Saturday, August 20, 2011

"Omar Killed Me" heads to the Oscars


According to a statement from Morocco's Movie Centre (CCM) the latest offering from the Moroccan filmmaker Roshdy Zem, has been entered for the Oscars 2012 in the category of best foreign language film. The film, is expected to be a strong contender.

A selection commission, which held a meeting this week in Rabat under the chairmanship of writer and film critic Mohamed Gallaoui, chose the movie “Omar m’a tuer” (roughly translated as Omar Killed Me) to represent Morocco in the Oscars 2012 in accordance with the criteria set by "the Academy of Motion Picture Arts and Sciences".



The film received a very positive reponse from critics. Denis Podalydes, writing in the Hollywood Reporter says: This second feature from actor-cum-director Roschdy Zem (Point Blank) plunges the viewer into the highly publicized 1990s affair, which saw a man who many believed to be innocent suffer under a Gallic penal system unwilling to look beyond circumstantial evidence and racial prejudices. A mesmerizing lead turn from Sami Bouajila, plus a still-newsworthy subject matter, should grant Omar extended leave beyond France and Europe.

The events began in June 1991 with the murder of 65-year-old Ghislaine Marchal, who was found stabbed and beaten to death in the basement of her villa, located in an affluent suburb north of Cannes. Among the clues discovered at the crime scene was the grammatically incorect inscription “Omar m’a tuer”  written in Madame Marchal’s blood and pinpointing her gardener, Omar Raddad (Bouajila), as the murderer.

Sami Bouajila in Omar Killed Me

At the time, many questioned the fact that a wealthy and well-educated woman would make such an obvious French conjugation error, even on her deathbed.
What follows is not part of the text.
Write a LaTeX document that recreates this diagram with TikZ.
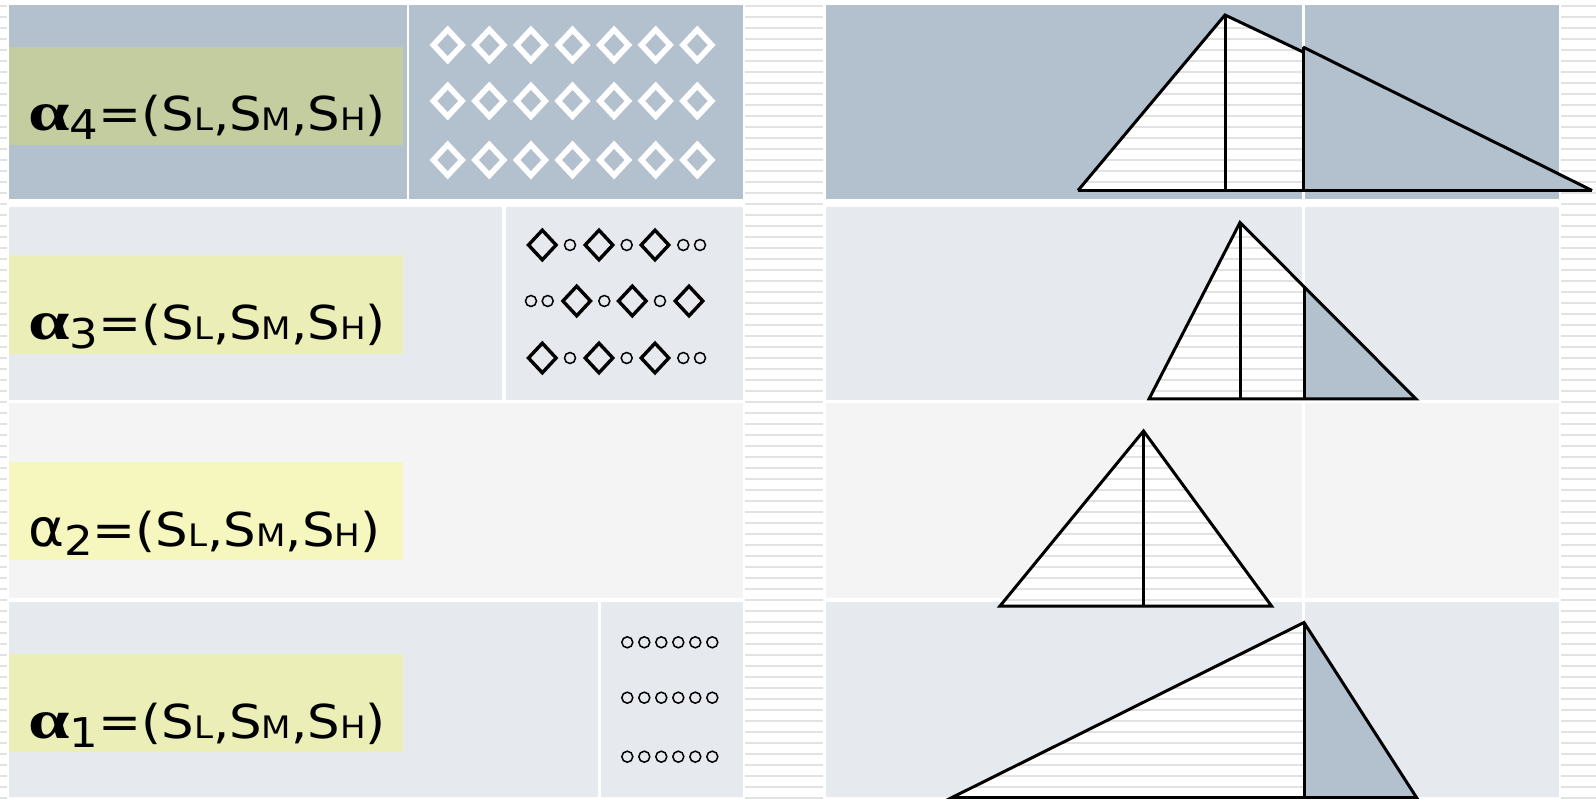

But as the screenplay (adapted from non-fiction sources by Zem and three co-writers) clearly suggests, the local police and prosecutors were less concerned with infallibly proving Raddad’s guilt than with nabbing an easy suspect: an uneducated, illiterate Moroccan who was incapable of defending himself in court.
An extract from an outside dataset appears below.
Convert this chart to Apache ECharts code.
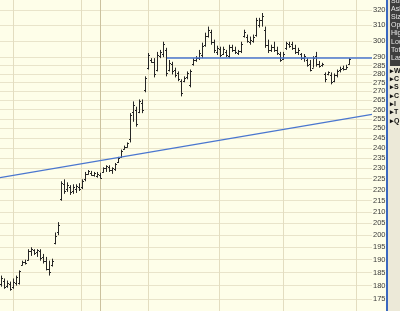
<!DOCTYPE html>
<html><head><meta charset="utf-8">
<script src="https://cdn.jsdelivr.net/npm/echarts@6/dist/echarts.min.js"></script>
<style>html,body{margin:0;padding:0;background:#fefee9}#c{width:400px;height:311px}</style>
</head><body><div id="c"></div>
<script>
const openP=[180.75,181.9,180.0,180.75,179.6,181.1,181.1,188.1,189.2,190.0,
193.5,193.8,193.1,193.5,191.1,189.6,186.5,188.1,196.9,201.5,
215.8,222.4,220.2,221.1,219.3,220.2,221.1,221.1,224.7,227.3,
227.8,226.9,226.4,226.9,228.2,230.0,230.4,229.1,229.5,233.0,
235.5,239.6,240.6,244.2,258.5,259.5,258.5,263.8,270.6,283.7,
288.3,287.2,282.6,290.6,291.9,294.4,282.6,286.0,282.6,280.3,
275.8,275.8,278.0,273.5,286.0,288.3,289.4,291.3,297.6,303.3,
305.9,299.5,293.2,295.1,291.9,293.2,290.6,296.4,294.4,292.5,
293.8,303.3,302.7,299.5,300.2,304.0,310.4,313.5,307.1,297.6,
294.4,296.4,294.4,291.9,288.9,295.7,298.3,298.3,295.7,293.2,
291.9,289.4,288.3,286.0,283.7,290.6,286.0,285.4,279.7,279.7,
279.2,275.8,279.2,282.6,283.7,283.2,286.0];
const highP=[183.8,182.7,181.9,181.5,182.7,183.8,185.8,189.6,190.0,194.2,
195.0,194.2,194.2,194.2,192.3,191.1,189.6,190.4,201.1,205.5,
223.8,224.7,223.3,222.0,222.4,222.4,222.9,224.7,228.2,229.1,
228.7,228.2,228.2,227.8,230.4,231.4,231.4,230.4,232.5,235.5,
239.1,241.1,242.7,258.0,264.4,261.5,265.5,265.5,278.6,292.5,
289.4,289.4,293.2,294.4,299.5,295.7,288.3,287.2,283.7,281.5,
276.9,278.6,281.5,282.6,289.4,290.6,294.4,298.9,305.2,309.1,
307.1,300.8,297.0,296.4,296.4,294.4,297.6,297.6,296.4,294.4,
299.5,307.1,304.0,302.7,304.0,314.8,314.8,318.0,309.1,300.8,
297.6,299.5,296.4,293.2,293.2,299.5,299.5,299.5,297.6,295.7,
292.5,291.9,289.4,288.3,290.6,293.2,287.7,286.6,280.9,281.5,
280.9,280.3,282.6,284.3,284.9,285.4,289.4];
const lowP=[179.6,178.8,179.2,178.1,178.8,180.0,180.4,187.7,188.1,189.6,
191.5,191.9,191.1,189.6,188.5,185.8,183.8,187.3,196.2,200.0,
214.9,218.0,218.9,217.5,218.0,218.4,219.3,220.2,223.8,226.9,
226.4,226.0,225.5,225.1,227.8,228.2,228.2,227.3,228.7,232.5,
235.0,239.1,240.1,242.7,253.4,250.8,258.0,258.0,269.5,282.6,
286.6,278.0,281.5,289.4,290.0,278.6,281.5,279.7,278.0,275.8,
267.2,275.2,276.9,272.3,284.9,287.2,288.3,289.4,296.4,302.1,
297.6,292.5,291.3,290.0,291.3,290.0,289.4,293.2,291.9,291.3,
292.5,302.1,298.9,297.6,298.9,302.7,308.5,309.1,295.7,292.5,
293.2,293.2,291.3,287.2,288.3,294.4,295.7,294.4,291.9,291.3,
288.3,287.2,284.3,281.5,283.7,284.3,283.7,284.3,275.2,279.2,
274.0,275.2,278.0,280.9,282.0,282.6,285.4];
const closeP=[182.7,179.6,181.1,178.8,181.5,183.1,185.4,189.2,188.8,193.5,
194.2,192.7,193.8,190.8,189.6,186.5,185.0,189.6,199.6,204.2,
222.9,219.3,222.0,218.9,221.1,221.5,220.2,223.8,227.3,228.7,
226.9,227.8,227.3,225.5,229.9,230.9,229.1,229.9,232.0,235.0,
238.6,240.6,242.2,256.9,262.6,252.3,264.4,259.5,277.5,291.3,
287.2,279.7,291.3,293.2,298.3,280.3,286.6,281.5,279.2,276.9,
268.9,277.5,280.3,281.5,288.3,289.4,292.5,297.0,303.3,307.1,
299.5,294.4,295.7,291.3,295.1,291.3,296.4,294.4,293.2,293.8,
298.3,305.9,300.2,300.8,302.7,313.5,313.5,316.0,297.6,294.4,
296.4,294.4,292.5,288.3,291.9,298.9,297.0,295.7,293.2,294.4,
289.4,290.6,285.4,282.6,289.4,286.0,284.9,286.0,276.9,280.9,
275.2,279.2,282.0,283.2,283.2,284.3,288.9];
const tickLabels=[175,180,185,190,195,200,205,210,215,220,225,230,235,240,245,250,255,260,265,270,275,280,285,290,300,310,320];
const resistanceLevel=289.5, resistanceFromBar=55.3;
const trendStartPrice=225.5, trendEndPrice=257.4;
const monthBreaks=[4,26.67,33,49,72.67,94,118.33];

const X0=-0.333, X1=123.667;
const L=Math.log;
const ohlc=openP.map((o,i)=>[i,L(o),L(highP[i]),L(lowP[i]),L(closeP[i])]);
const blue='#4a76cf';
const chart=echarts.init(document.getElementById('c'),null,{renderer:'canvas'});
chart.setOption({
  backgroundColor:'#fefee9',
  animation:false,
  grid:{left:0,right:28,top:0,bottom:0},
  xAxis:{type:'value',min:X0,max:X1,
    axisLine:{show:false},axisLabel:{show:false},
    axisTick:{show:false,customValues:monthBreaks},
    splitLine:{show:true,lineStyle:{width:1,color:['#e3ddc0','#e3ddc0','#cbc19e','#e3ddc0','#e3ddc0','#e3ddc0','#e3ddc0']}}},
  yAxis:{type:'value',position:'right',min:L(170.7),max:L(326.75),
    axisLine:{show:false},
    axisTick:{show:false,customValues:tickLabels.map(L)},
    axisLabel:{customValues:tickLabels.map(L),formatter:v=>String(Math.round(Math.exp(v))),
      margin:1,fontSize:7.5,color:'#3a3a3a',fontFamily:'Liberation Sans'},
    splitLine:{show:true,lineStyle:{color:'#e9e4ca',width:1}}},
  series:[
    {type:'custom',data:ohlc,clip:true,
     renderItem:function(p,api){
       const i=api.value(0);
       const o=api.coord([i,api.value(1)]),h=api.coord([i,api.value(2)]),
             l=api.coord([i,api.value(3)]),c=api.coord([i,api.value(4)]);
       const x=Math.round(h[0])+0.5;
       const st={stroke:'#262626',lineWidth:1};
       return {type:'group',children:[
         {type:'line',shape:{x1:x,y1:h[1],x2:x,y2:l[1]},style:st},
         {type:'line',shape:{x1:x-1.5,y1:Math.round(o[1])+0.5,x2:x,y2:Math.round(o[1])+0.5},style:st},
         {type:'line',shape:{x1:x,y1:Math.round(c[1])+0.5,x2:x+1.5,y2:Math.round(c[1])+0.5},style:st}
       ]};
     }},
    {type:'line',data:[[X0,L(trendStartPrice)],[X1,L(trendEndPrice)]],symbol:'none',
     lineStyle:{color:blue,width:1.3},silent:true},
    {type:'line',data:[[resistanceFromBar,L(resistanceLevel)],[X1,L(resistanceLevel)]],symbol:'none',
     lineStyle:{color:blue,width:1.5},silent:true}
  ],
  graphic:(function(){
    const g=[
      {type:'rect',shape:{x:386,y:0,width:2,height:311},style:{fill:'#3a68c0'}},
      {type:'rect',shape:{x:388,y:0,width:12,height:311},style:{fill:'#ece9d8'}},
      {type:'rect',shape:{x:390,y:0,width:10,height:66},style:{fill:'#3e3e3e'}}
    ];
    const info=['Sub','Ask','Size','Open','High','Low','Tot','Last'];
    const infoY=[1,9,17,25,33,42,50,58];
    info.forEach((t,k)=>g.push({type:'text',x:391,y:infoY[k],style:{text:t,fill:'#e8e8e8',font:'7px Liberation Sans',textVerticalAlign:'middle'}}));
    const menu=['W','C','S','C','I','T','Q'];
    const menuY=[71,79,87,96,104,112,121];
    menu.forEach((t,k)=>g.push({type:'text',x:390,y:menuY[k],style:{text:'\u25B8'+t,fill:'#111',font:'bold 7px Liberation Sans',textVerticalAlign:'middle'}}));
    return g;
  })()
});
</script></body></html>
Crosscutting between Raddad’s long and harrowing prison sentence, and the investigations of a novelist, Pierre-Emmanuel Vaugrenard (Denis Podalydes), whose humanist beliefs push him to write a book proving the man’s innocence, the pace barely lets up during a compact 85 minutes of engrossing historical dramatization. And despite a timeline that stretches for over a decade, Zem convincingly centers things around the gradual rehabilitation of Raddad both in his own eyes (he learns to read, write and better himself while in jail) and in those of the public (he would eventually be pardoned by President Jacques Chirac, though his conviction has yet to be overturned by the French courts).